Heard Investment Manager, as the sole member with a vested interest in Heard Capital, may be deemed the beneficial owner of the 1,741,989 Shares beneficially owned by Heard Capital.
The Trust, as the sole member of Heard Investment Manager, which is the sole member with a vested interest in Heard Capital, may be deemed the beneficial owner of the 1,741,989 Shares beneficially owned by Heard Capital.
Mr. Heard, as the sole trustee of the Trust, which is the sole member of Heard Investment Manager, which is the sole member with a vested interest in Heard Capital, may be deemed the beneficial owner of the 1,741,989 shares beneficially owned by Heard Capital. Mr. Heard is the only individual that possesses voting power and investment power over the 1,741,989 Shares beneficially owned by Heard Capital.*
*Heard Capital has an internal policy that would allow certain personnel of Heard Capital to perform trades necessary to wind down Heard Capital in the event that Mr. Heard died or otherwise became incapacitated in certain circumstances. |
(b) | Item 5(b) is hereby amended and restated in its entirety as follows:
Heard Capital has shared voting and dispositive power over 1,741,989 Shares. Heard Capital does not have sole voting or dispositive power over any Shares.
Heard Investment Manager has shared voting and dispositive power over 1,741,989 Shares. Heard Investment Manager does not have sole voting or dispositive power over any Shares.
The Trust has shared voting and dispositive power over 1,741,989 Shares.
Mr. Heard has shared voting and dispositive power over 1,741,989 Shares. Mr. Heard does not have sole voting or dispositive power over any Shares.
The filing of this Schedule 13D shall not be deemed an admission that the Reporting Persons are, for purposes of Section 13(d) of the Securities Exchange Act of 1934, as amended, the beneficial owners of any securities of the Issuer that he or it does not directly own. Each of the Reporting Persons specifically disclaims beneficial ownership of the securities reported herein that he or it does not directly own. |
(c) | Item 5(c) is hereby amended and restated in its entirety as follows:
Each of Heard Investment Manager and the Trust has not entered into any transactions during the past sixty days. The transactions in the Shares on behalf of Heard Capital through Long Only Fund and the SMAs during the past sixty days are set forth in Exhibit 99.A and are incorporated herein by reference.

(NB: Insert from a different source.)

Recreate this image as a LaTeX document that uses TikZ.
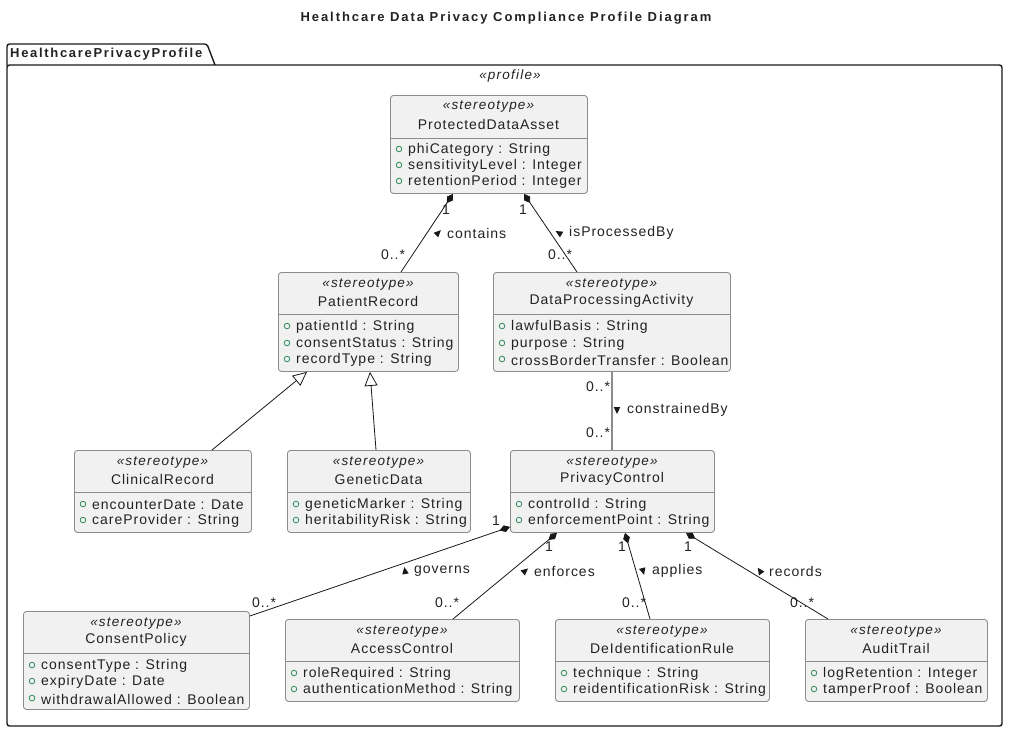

On February 28, 2025, Mr. Heard received a grant of 1,887 RSAs as compensation for his services as a non-employee director on the Board. The RSAs vest in full on the earlier of (i) August 6, 2025 or (ii) the Issuer's next annual stockholder meeting. The terms and conditions of the RSAs are set forth in a Restricted Stock Award Agreement and are consistent in every way with the equity awards granted to the Issuer's other non-executive directors as described in the Issuer's proxy statement for the 2024 annual meeting of stockholders. |
Item 6. | Contracts, Arrangements, Understandings or Relationships With Respect to Securities of the Issuer |
Item 6 is hereby amended to add the following:
On February 28, 2025, Mr. Heard elected to begin receiving stock compensation under the Issuer's non-employee director compensation program. On that same day, Mr. Heard received a grant of 1,887 RSAs as compensation for his services as a non-employee director on the Board. The RSAs vest in full on the earlier of (i) August 6, 2025 or (ii) the Issuer's next annual stockholder meeting. The terms and conditions of the RSAs are set forth in a Restricted Stock Award Agreement and are consistent in every way with the equity awards granted to the Issuer's other non-executive directors as described in the Issuer's proxy statement for the 2024 annual meeting of stockholders. | |
Item 7. | Material to be Filed as Exhibits. |
99.A - Transactions in Issuer Securities During the Past Sixty Days |
SIGNATURE | |
After reasonable inquiry and to the best of my knowledge and belief, I certify that the information set forth in this statement is true, complete and correct.